To that extent, as radical as I think people try to characterize the Warren Court, it wasn’t that radical. It didn’t break free from the essential constraints that were placed by the founding fathers in the Constitution, at least as its been interpreted and Warren Court interpreted in the same way, that generally the Constitution is a charter of negative liberties. Says what the states can’t do to you. Says what the Federal government can’t do to you, but doesn’t say what the Federal government or State government must do on your behalf, and that hasn’t shifted and one of the, I think, tragedies of the civil rights movement was, um, because the civil rights movement became so court focused I think there was a tendency to lose track of the political and community organizing and activities on the ground that are able to put together the actual coalition of powers through which you bring about redistributive change. In some ways we still suffer from that.
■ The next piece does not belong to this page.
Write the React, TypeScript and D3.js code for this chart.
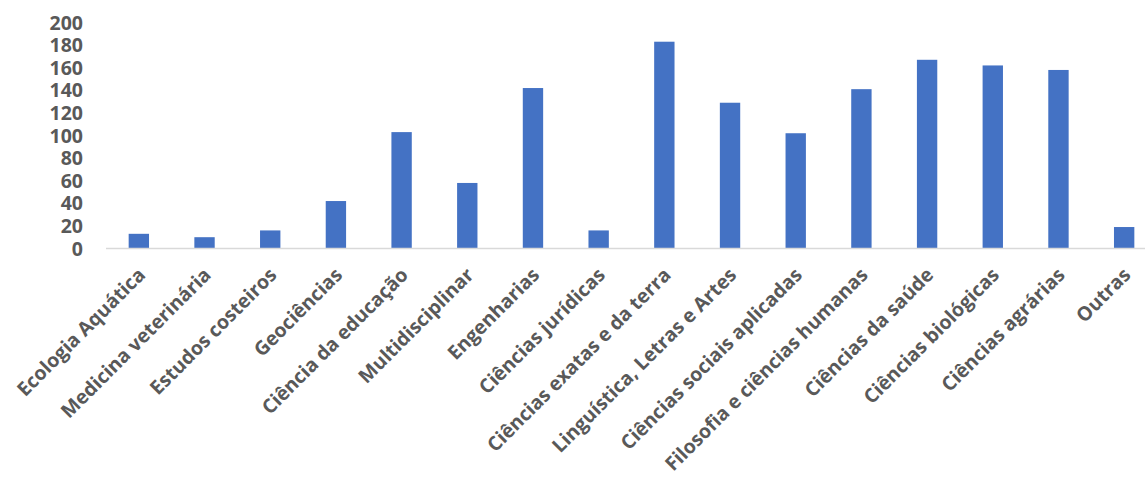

First of all, is there anything more important than knowing what a presidential candidate believes about the Constitution that he must swear to defend and protect? Second, isn’t it significant that Obama wants to “break free from the essential constraints that were placed by the founding fathers in the Constitution”?
If you agree with that, fine, but we all need to realize that this is what he believes. That includes a big government that goes beyond constitutional restraints. And that one of this big government’s roles is “redistributive” change. Civil rights are not enough, since those are constitutional, and property right is a civil right.
Would that the debates, questions, and media attention focused more on such “theoretical” issues.
UPDATE: I see in finally checking the comments that FW has commented on this under “Conservatives for Obama.” He says this is just judicial conservatism, reflecting the limits of what the courts can do. But he is surely opposing here the philosophy that the government should be limited to what the constitution says it should do, which is one of the hallmarks of a conservative political theory and, indeed, of the rule of law. And “redistributive change” is not just talking about a progressive income tax!